Да, теперь у Писарева были товарищи. Теперь по утрам он торопился в университет, чтобы увидеться с ними еще до лекций.
Трескин перешел-таки на филологический, выдержав дома страшную бурю, поднятую отцом — отставным адмиралом. Теперь он учился на первом курсе, а в перерывах между лекциями не отходил от Писарева и Скабичевского ни на шаг. Так втроем и бродили по коридорам, а из университета отправлялись к Трескину (тот жил рядом на Острову) и за чаем с плюшками рассуждали о том, чем духовная любовь выше телесной и вправе ли настоящий христианин жениться. Само собой разумеется, что история любви Писарева к кузине была известна его приятелям во всех подробностях. С присущей ему почти навязчивой искренностью Митя рассказывал о каждом письме, полученном из Грунца, и жаловался на холодность Раисы. Но Трескин и Скабичевский, хотя и сочувствовали ему, все же стояли на том, что любовь к женщине несовместима ни с уважением к ней, ни с заповедями Евангелия. Всем троим эти беседы в полутьме (шторы были задернуты, крошечную комнату озаряла единственная свеча) доставляли огромное удовольствие, хотя они и доводили порою друг друга до слез.

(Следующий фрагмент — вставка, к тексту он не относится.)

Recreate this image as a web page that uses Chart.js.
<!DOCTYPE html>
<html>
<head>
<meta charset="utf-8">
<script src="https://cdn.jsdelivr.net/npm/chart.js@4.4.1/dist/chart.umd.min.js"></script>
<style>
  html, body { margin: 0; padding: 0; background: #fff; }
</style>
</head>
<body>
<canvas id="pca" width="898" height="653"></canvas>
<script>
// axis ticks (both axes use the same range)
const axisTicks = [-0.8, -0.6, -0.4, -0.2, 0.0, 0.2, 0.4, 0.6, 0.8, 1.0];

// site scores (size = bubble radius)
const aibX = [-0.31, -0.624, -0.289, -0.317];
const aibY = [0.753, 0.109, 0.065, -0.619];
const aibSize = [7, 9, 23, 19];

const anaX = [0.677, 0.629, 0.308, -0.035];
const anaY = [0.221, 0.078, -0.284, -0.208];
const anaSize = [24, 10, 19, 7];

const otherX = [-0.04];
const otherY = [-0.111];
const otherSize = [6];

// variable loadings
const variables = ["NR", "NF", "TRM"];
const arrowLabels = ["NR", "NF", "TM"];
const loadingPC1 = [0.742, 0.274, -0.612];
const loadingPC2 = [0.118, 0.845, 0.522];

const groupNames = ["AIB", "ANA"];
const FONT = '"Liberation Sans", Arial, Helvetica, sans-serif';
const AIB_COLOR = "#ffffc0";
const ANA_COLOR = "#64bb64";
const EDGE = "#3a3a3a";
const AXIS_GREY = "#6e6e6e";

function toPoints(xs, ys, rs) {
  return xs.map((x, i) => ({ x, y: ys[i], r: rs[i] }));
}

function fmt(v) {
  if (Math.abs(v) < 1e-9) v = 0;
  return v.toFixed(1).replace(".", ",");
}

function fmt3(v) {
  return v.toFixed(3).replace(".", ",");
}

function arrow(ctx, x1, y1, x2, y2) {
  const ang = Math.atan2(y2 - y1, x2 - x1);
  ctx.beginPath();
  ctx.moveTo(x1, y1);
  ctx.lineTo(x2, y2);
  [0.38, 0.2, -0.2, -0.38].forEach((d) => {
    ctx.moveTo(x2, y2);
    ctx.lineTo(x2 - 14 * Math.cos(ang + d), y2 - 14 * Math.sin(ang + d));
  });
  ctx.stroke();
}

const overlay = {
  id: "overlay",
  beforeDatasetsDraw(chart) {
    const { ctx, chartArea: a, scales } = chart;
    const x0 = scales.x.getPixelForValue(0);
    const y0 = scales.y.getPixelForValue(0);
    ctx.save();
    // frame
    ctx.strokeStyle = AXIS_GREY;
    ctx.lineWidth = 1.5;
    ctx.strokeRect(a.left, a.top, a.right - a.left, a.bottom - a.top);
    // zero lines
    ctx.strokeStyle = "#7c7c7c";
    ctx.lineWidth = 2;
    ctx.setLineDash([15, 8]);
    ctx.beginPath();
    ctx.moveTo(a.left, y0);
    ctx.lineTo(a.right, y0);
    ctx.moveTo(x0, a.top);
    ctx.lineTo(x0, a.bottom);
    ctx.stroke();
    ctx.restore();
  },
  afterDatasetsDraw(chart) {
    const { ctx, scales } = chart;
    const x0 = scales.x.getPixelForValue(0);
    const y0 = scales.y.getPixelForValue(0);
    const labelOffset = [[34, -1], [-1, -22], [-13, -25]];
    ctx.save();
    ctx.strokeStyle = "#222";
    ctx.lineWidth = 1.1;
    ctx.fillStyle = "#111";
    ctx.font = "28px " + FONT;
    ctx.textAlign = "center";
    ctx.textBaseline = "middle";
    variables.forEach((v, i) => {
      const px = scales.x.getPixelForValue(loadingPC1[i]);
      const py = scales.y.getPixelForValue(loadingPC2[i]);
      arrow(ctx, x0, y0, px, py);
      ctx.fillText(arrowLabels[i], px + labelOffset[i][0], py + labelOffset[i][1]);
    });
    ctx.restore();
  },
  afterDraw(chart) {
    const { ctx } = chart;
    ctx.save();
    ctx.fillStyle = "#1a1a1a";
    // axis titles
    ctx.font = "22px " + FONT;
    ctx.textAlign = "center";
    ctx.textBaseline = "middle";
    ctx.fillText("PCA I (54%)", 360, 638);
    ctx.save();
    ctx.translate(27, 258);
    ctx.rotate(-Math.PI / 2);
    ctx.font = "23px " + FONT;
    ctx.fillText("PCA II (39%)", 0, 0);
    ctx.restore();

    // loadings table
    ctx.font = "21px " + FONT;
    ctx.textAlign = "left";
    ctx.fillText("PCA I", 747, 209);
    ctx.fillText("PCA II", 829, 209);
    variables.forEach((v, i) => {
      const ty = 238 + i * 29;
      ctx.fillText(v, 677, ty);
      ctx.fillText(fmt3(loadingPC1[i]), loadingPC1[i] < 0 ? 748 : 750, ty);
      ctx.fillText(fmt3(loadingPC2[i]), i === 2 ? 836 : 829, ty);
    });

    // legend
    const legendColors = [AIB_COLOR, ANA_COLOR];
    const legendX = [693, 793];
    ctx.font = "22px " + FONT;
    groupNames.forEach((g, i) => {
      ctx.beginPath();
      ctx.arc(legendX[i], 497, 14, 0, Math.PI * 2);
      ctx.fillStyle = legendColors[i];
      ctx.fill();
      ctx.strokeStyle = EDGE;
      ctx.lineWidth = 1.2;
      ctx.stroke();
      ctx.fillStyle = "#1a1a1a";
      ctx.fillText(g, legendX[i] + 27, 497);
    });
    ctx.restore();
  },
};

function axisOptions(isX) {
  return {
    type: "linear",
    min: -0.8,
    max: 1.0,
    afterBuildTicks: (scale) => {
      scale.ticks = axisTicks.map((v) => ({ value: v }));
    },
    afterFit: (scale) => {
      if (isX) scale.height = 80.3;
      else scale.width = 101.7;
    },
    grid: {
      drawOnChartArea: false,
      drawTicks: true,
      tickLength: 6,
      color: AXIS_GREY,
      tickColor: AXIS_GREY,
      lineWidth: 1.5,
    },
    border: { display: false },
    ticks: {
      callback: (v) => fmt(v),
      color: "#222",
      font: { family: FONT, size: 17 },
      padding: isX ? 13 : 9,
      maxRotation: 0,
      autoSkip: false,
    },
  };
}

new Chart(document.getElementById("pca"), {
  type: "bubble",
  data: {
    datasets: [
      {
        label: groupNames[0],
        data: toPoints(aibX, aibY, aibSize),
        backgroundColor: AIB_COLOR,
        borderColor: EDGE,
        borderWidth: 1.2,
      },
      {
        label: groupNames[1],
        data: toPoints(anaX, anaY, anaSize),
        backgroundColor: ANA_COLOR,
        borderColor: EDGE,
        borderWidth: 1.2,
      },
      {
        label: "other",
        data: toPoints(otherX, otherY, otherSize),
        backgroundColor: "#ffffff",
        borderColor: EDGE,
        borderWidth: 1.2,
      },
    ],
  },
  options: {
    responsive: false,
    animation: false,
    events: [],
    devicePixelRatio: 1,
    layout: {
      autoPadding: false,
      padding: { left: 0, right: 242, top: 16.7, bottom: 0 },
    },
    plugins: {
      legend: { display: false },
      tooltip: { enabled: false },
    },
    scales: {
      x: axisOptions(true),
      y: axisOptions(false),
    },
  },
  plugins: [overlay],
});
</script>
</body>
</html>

Попечитель разрешил факультетские сходки для обсуждения работ, предлагаемых в сборник. Филологи могли собираться два раза в месяц в зале Пятой гимназии, у Аларчина моста.
Обсуждать оказалось, в сущности, нечего. Первый выпуск был почти готов, а материалов на второй пока не было. Между прочим, работа Писарева в первый выпуск не попала. Сухомлинов заявил, что недавно вышла в свет подробная биография Гумбольдта, написанная Гаймом. Хорошо бы, дескать, по этой книге составить статью, которая дополнила бы уже готовое извлечение из Штейнталя. А до тех пор о сборнике думать рано. Итак, все надо было начинать сначала. Писарев согласился — что еще оставалось, чуть ли не год ушел на эту работу, не бросать же теперь.

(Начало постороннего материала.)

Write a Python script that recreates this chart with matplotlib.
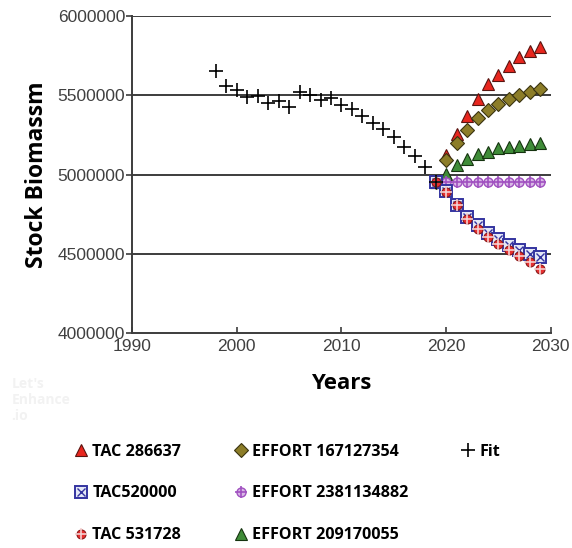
import matplotlib
matplotlib.use("Agg")
import matplotlib.pyplot as plt
from matplotlib.lines import Line2D
import numpy as np

# fitted stock biomass
fit_years = np.arange(1998, 2020)
fit_vals = [5650000, 5561000, 5530000, 5487000, 5498000, 5454000, 5466000, 5428000,
            5522000, 5500000, 5470000, 5481000, 5439000, 5411000, 5369000, 5323000,
            5285000, 5234000, 5175000, 5118000, 5049000, 4955000]

# projections 2019-2029
proj_years = np.arange(2019, 2030)
tac_286637 = [4955000, 5122000, 5253000, 5371000, 5475000, 5570000, 5628000, 5685000, 5739000, 5776000, 5802000]
tac_520000 = [4955000, 4894000, 4806000, 4732000, 4679000, 4633000, 4591000, 4553000, 4527000, 4500000, 4479000]
tac_531728 = [4955000, 4890000, 4806000, 4722000, 4658000, 4606000, 4563000, 4527000, 4489000, 4447000, 4405000]
eff_167127354 = [4955000, 5091000, 5200000, 5280000, 5354000, 5407000, 5443000, 5475000, 5502000, 5523000, 5540000]
eff_2381134882 = [4955000, 4952000, 4954000, 4955000, 4955000, 4955000, 4955000, 4955000, 4955000, 4955000, 4955000]
eff_209170055 = [4955000, 5006000, 5059000, 5101000, 5127000, 5144000, 5165000, 5175000, 5182000, 5190000, 5196000]

fig = plt.figure(figsize=(5.72, 5.48), dpi=100)
ax = fig.add_axes([0.231, 0.392, 0.732, 0.579])

for y in [4500000, 5000000, 5500000, 6000000]:
    ax.axhline(y, color="#3c3c3c", lw=1.4, zorder=1)

ms = 8
h_tri = ax.plot(proj_years, tac_286637, "^", ms=ms+1, mfc="#e8261e", mec="#5a1410", mew=0.8, ls="none", zorder=3)[0]
h_dia = ax.plot(proj_years, eff_167127354, "D", ms=ms-1, mfc="#8c7d28", mec="#3a3310", mew=0.8, ls="none", zorder=3)[0]
h_gtri = ax.plot(proj_years, eff_209170055, "^", ms=ms+1, mfc="#3f8c38", mec="#15330f", mew=0.8, ls="none", zorder=3)[0]
h_pc = ax.plot(proj_years, eff_2381134882, "o", ms=ms-1.5, mfc="#d9b8e6", mec="#a050c0", mew=1.0, ls="none", zorder=3)[0]
h_pp = ax.plot(proj_years, eff_2381134882, "+", ms=ms+0.5, mec="#a050c0", mew=1.2, ls="none", zorder=3)[0]
h_sq = ax.plot(proj_years, tac_520000, "s", ms=ms+0.5, mfc="#e4e8f6", mec="#3434a0", mew=1.4, ls="none", zorder=4)[0]
h_sx = ax.plot(proj_years, tac_520000, "x", ms=ms-2.5, mec="#3434a0", mew=1.0, ls="none", zorder=4)[0]
h_rc = ax.plot(proj_years, tac_531728, "o", ms=ms-1.5, mfc="#e83030", mec="#8a1a1a", mew=0.8, ls="none", zorder=5)[0]
h_rp = ax.plot(proj_years, tac_531728, "+", ms=ms+0.5, mec="#f4d0d0", mew=1.2, ls="none", zorder=5)[0]
h_fit = ax.plot(fit_years, fit_vals, "+", ms=9.5, color="black", mew=1.2, ls="none", zorder=6)[0]

ax.set_xlim(1990, 2030)
ax.set_ylim(4000000, 6000000)
ax.set_xticks([1990, 2000, 2010, 2020, 2030])
ax.set_yticks([4000000, 4500000, 5000000, 5500000, 6000000])
ax.set_yticklabels(["4000000", "4500000", "5000000", "5500000", "6000000"])
for s in ["top", "right"]:
    ax.spines[s].set_visible(False)
for s in ["left", "bottom"]:
    ax.spines[s].set_color("#3c3c3c")
    ax.spines[s].set_linewidth(1.4)
ax.tick_params(axis="x", direction="in", length=4, color="#3c3c3c", width=1.2, pad=4,
               labelsize=12.5, labelcolor="#404040")
ax.tick_params(axis="y", direction="out", length=4, color="#3c3c3c", width=1.2, pad=1,
               labelsize=12.5, labelcolor="#404040")
for lbl in ax.get_xticklabels() + ax.get_yticklabels():
    lbl.set_family("Liberation Sans")

ax.set_xlabel("Years", fontsize=16, fontweight="bold", family="Open Sans", labelpad=14)
ax.set_ylabel("Stock Biomassm", fontsize=16.5, fontweight="bold", family="Open Sans", labelpad=6)

fig.text(0.02, 0.27, "Let's\nEnhance\n.io", fontsize=10, color="#f2f2f2", family="Open Sans",
         fontweight="bold", va="center")

blank = Line2D([], [], ls="none", marker="")
handles = [h_tri, (h_sq, h_sx), (h_rc, h_rp), h_dia, (h_pc, h_pp), h_gtri, h_fit, blank, blank]
labels = ["TAC 286637", "TAC520000", "TAC 531728", "EFFORT 167127354",
          "EFFORT 2381134882", "EFFORT 209170055", "Fit", "", ""]
fig.legend(handles, labels, loc="upper left", bbox_to_anchor=(0.105, 0.217), ncol=3,
           frameon=False, handlelength=0.8, handletextpad=0.3, columnspacing=3.3,
           labelspacing=1.6, prop={"family": "Open Sans", "weight": "bold", "size": 11.6})

fig.savefig("out.png", dpi=100)
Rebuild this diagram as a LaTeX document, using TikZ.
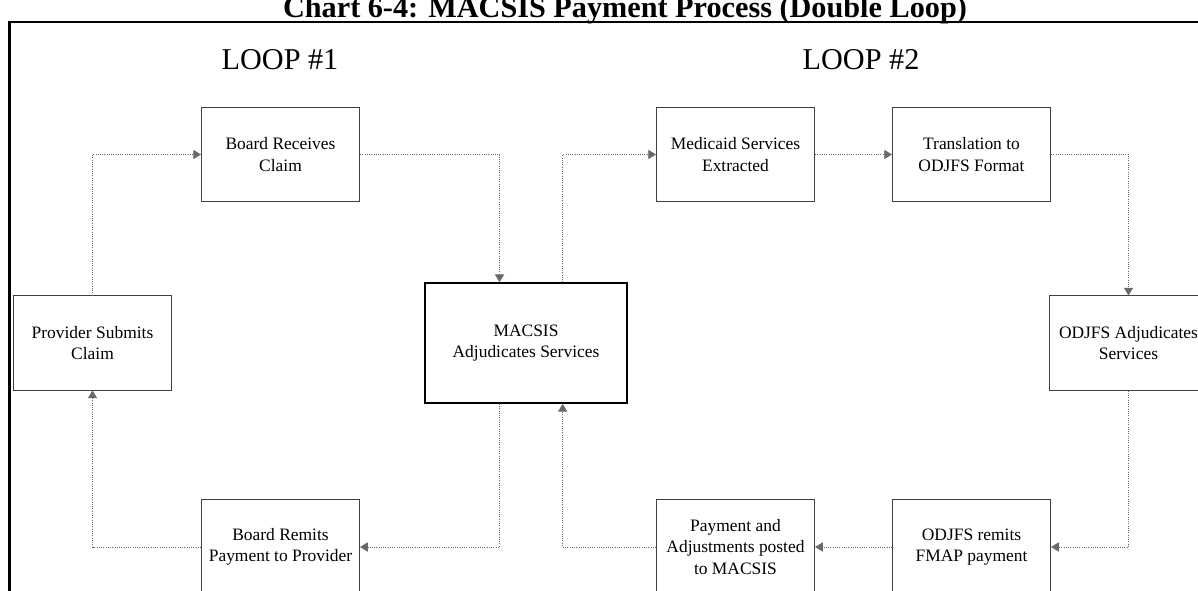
\documentclass[tikz,border=0pt]{standalone}
\usepackage{fontspec}
\setmainfont{Liberation Serif}
\usepackage{tikz}
\usetikzlibrary{arrows.meta,calc}
\usepackage{xcolor}
\definecolor{flow-gray}{RGB}{105,105,105}
\tikzstyle{procbox}=[draw=black!75, line width=0.7pt, fill=white, minimum width=3.95cm, minimum height=2.35cm, inner sep=2pt, align=center, font=\fontsize{12.4}{15}\selectfont]
\tikzstyle{bigbox}=[procbox, draw=black, line width=1.2pt, minimum width=5.05cm, minimum height=3cm]
\tikzstyle{flow}=[densely dotted, flow-gray, line width=0.6pt, -{Triangle[length=5.5pt,width=6.5pt]}]
\tikzstyle{looplabel}=[font=\fontsize{21.5}{25}\selectfont]

\begin{document}
\begin{tikzpicture}[x=0.025cm,y=-0.025cm]
	\useasboundingbox (0,0) rectangle (1198,591);
	\node[anchor=base, font=\bfseries\fontsize{21.5}{25}\selectfont] (title) at (625,18) {Chart 6-4: MACSIS Payment Process (Double Loop)};
	\draw[line width=1.8pt] (9.5,22) rectangle (1230,630);
	\node[looplabel] (loopA) at (280,60) {LOOP \#1};
	\node[looplabel] (loopB) at (861,60) {LOOP \#2};
	% first loop
	\node[procbox] (prov) at (92.5,343) {Provider Submits\\Claim};
	\node[procbox] (recv) at (280.5,154.5) {Board Receives\\Claim};
	\node[bigbox] (macsis) at (526,343) {MACSIS\\Adjudicates Services};
	\node[procbox] (remit) at (280.5,547) {Board Remits\\Payment to Provider};
	% second loop
	\node[procbox] (extr) at (735.5,154.5) {Medicaid Services\\Extracted};
	\node[procbox] (transl) at (971.5,154.5) {Translation to\\ODJFS Format};
	\node[procbox] (odjfs) at (1128.5,343) {ODJFS Adjudicates\\Services};
	\node[procbox] (fmap) at (971.5,547) {ODJFS remits\\FMAP payment};
	\node[procbox] (posted) at (735.5,547) {Payment and\\Adjustments posted\\to MACSIS};
	\coordinate (mtA) at ($(macsis.north west)!0.37!(macsis.north east)$);
	\coordinate (mtB) at ($(macsis.north west)!0.68!(macsis.north east)$);
	\coordinate (mbA) at ($(macsis.south west)!0.37!(macsis.south east)$);
	\coordinate (mbB) at ($(macsis.south west)!0.68!(macsis.south east)$);
	\draw[flow] (prov.north) |- (recv.west);
	\draw[flow] (recv.east) -| (mtA);
	\draw[flow] (mbA) |- (remit.east);
	\draw[flow] (remit.west) -| (prov.south);
	\draw[flow] (mtB) |- (extr.west);
	\draw[flow] (extr.east) -- (transl.west);
	\draw[flow] (transl.east) -| (odjfs.north);
	\draw[flow] (odjfs.south) |- (fmap.east);
	\draw[flow] (fmap.west) -- (posted.east);
	\draw[flow] (posted.west) -| (mbB);
\end{tikzpicture}
\end{document}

— Не огорчайтесь, Писарев, — сказал ему, когда сходка окончилась, Леонид Майков, однокурсник. — Вы сами виноваты: зачем взяли тему такую трудную? Но времени впереди еще много, а сегодня давайте кутить. Все наши собираются у меня, это недалеко, на Садовой, напротив Юсупова сада. Пойдемте вместе.
— Очень охотно.
Майковым Писарев восхищался и чуточку завидовал ему. Этот рыхлый, приветливый скромник мог не беспокоиться о своей будущности. Сын академика живописи, брат модного поэта (даже Писарев знал наизусть «Ниву» Аполлона Майкова), он вырос в доме, где любили бывать запросто и писатели, и профессоры, и журналисты. История литературы была для него как бы семейной хроникой, тему («Тилемахиду» Тредиаковского) он выбрал без колебаний уже на первом курсе, и сам Сухомлинов во всеуслышание называл Майкова весьма дельным филологом.
— Старик Аксаков в своих воспоминаниях много интересного рассказывает о знаменитом драматурге Александре Ивановиче Писареве. Это не родственник ваш?

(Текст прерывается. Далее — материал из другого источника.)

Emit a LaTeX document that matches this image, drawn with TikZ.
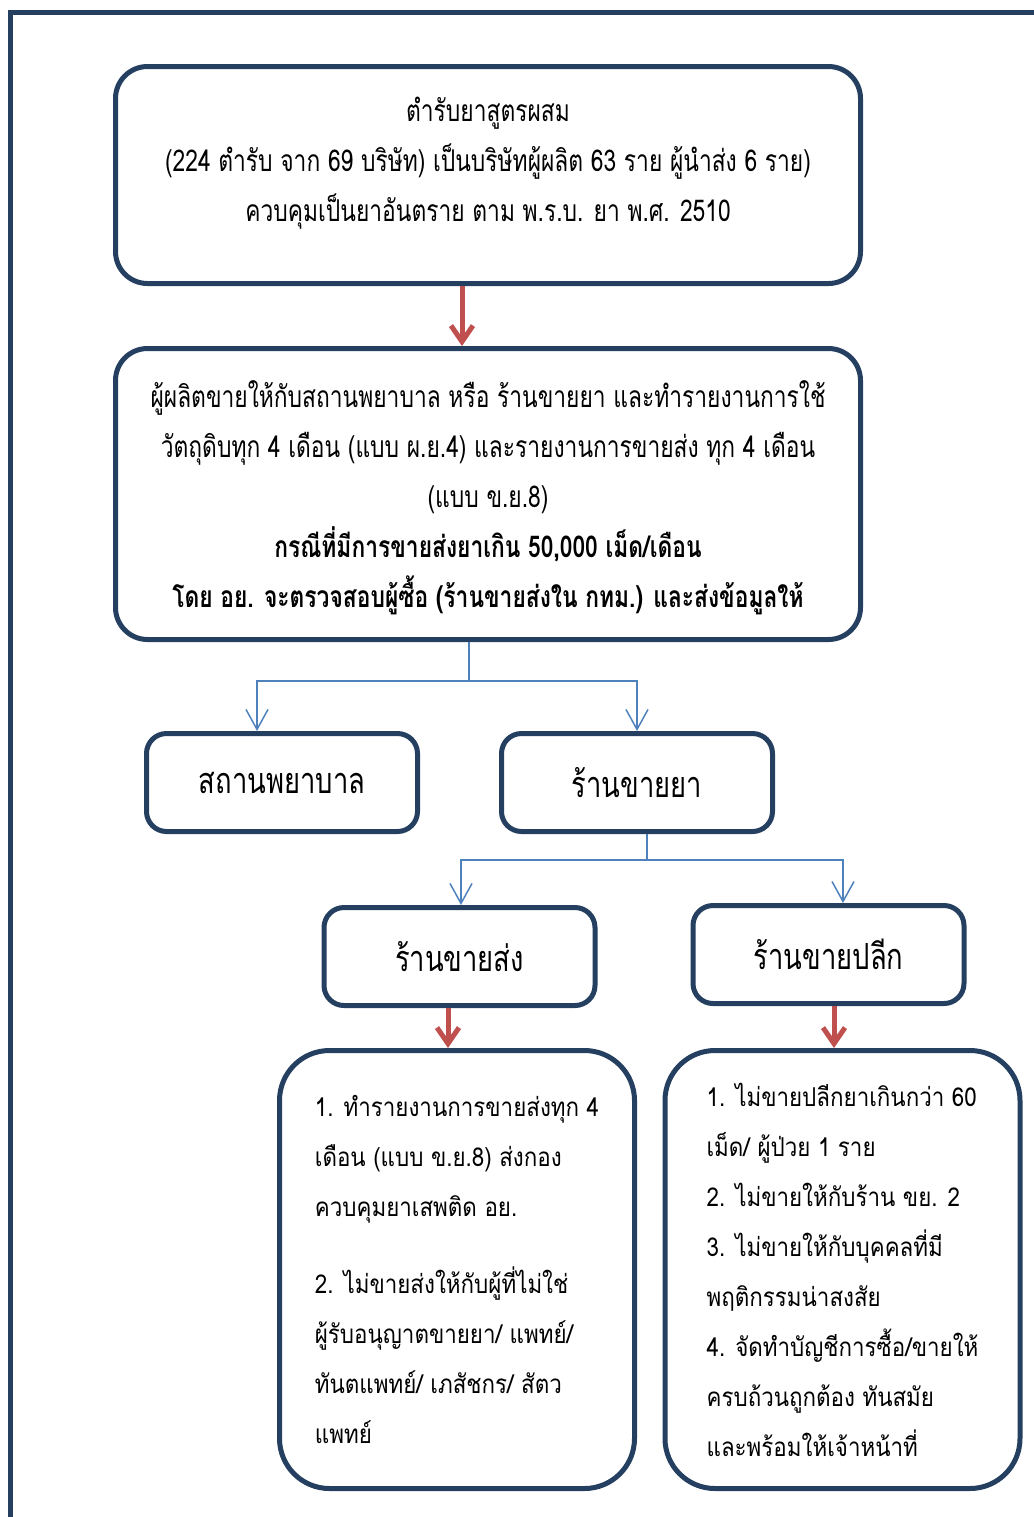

— И довольно близкий — родной дядя. Но он умер совсем молодым, когда меня и на свете не было.
— Я тоже Валерьяна почти не помню. Знаете, был такой критик, соперник Белинского, Валерьян Майков? Это мой брат, он погиб двадцати трех лет.
— Как это — погиб?
— Утонул в озере под Петергофом. А был, говорят, отличный пловец. Вы приходите к нам как-нибудь вечером, Писарев. Мама прочла аксаковские воспоминания и велела, чтобы я непременно вас ей представил.
…Толпой ввалились в тесный кабинетик, заставленный книжными шкафами. Сбросили сюртуки, откупорили мадеру и лафит, закурили сигары. В сущности, все было очень чинно, и все же каждый упивался сознанием, что начинается настоящая студенческая пирушка. Кроме Писарева, Трескина и Скабичевского, здесь был Викентий Макушев — целеустремленный зубрила, не умевший говорить ни о чем, кроме славянских древностей, и еще трое студентов: Георгий Замысловский, Филипп Ордин и первокурсник Петр Полевой. Эти трое в занятиях не усердствовали. Ордин пропадал в маскарадах и в итальянской опере, Полевой предпочитал общество девиц в Загибенином переулке, а Замысловский, прозванный за нрав и шевелюру Лихачом Кудрявичем, любил встречать рассвет в ресторанчике где-нибудь на Островах.
…Выпили за дружбу, за университет. Долго отчитывали Скабичевского, высказавшего намерение сделаться журналистом, изменить чистой науке. Кстати уж осудили в один голос легкомысленных первокурсников, затеявших рукописный журнал «Колокольчик» явно в подражание Герцену: этим они только ставят под угрозу университетские вольности, больше ничего.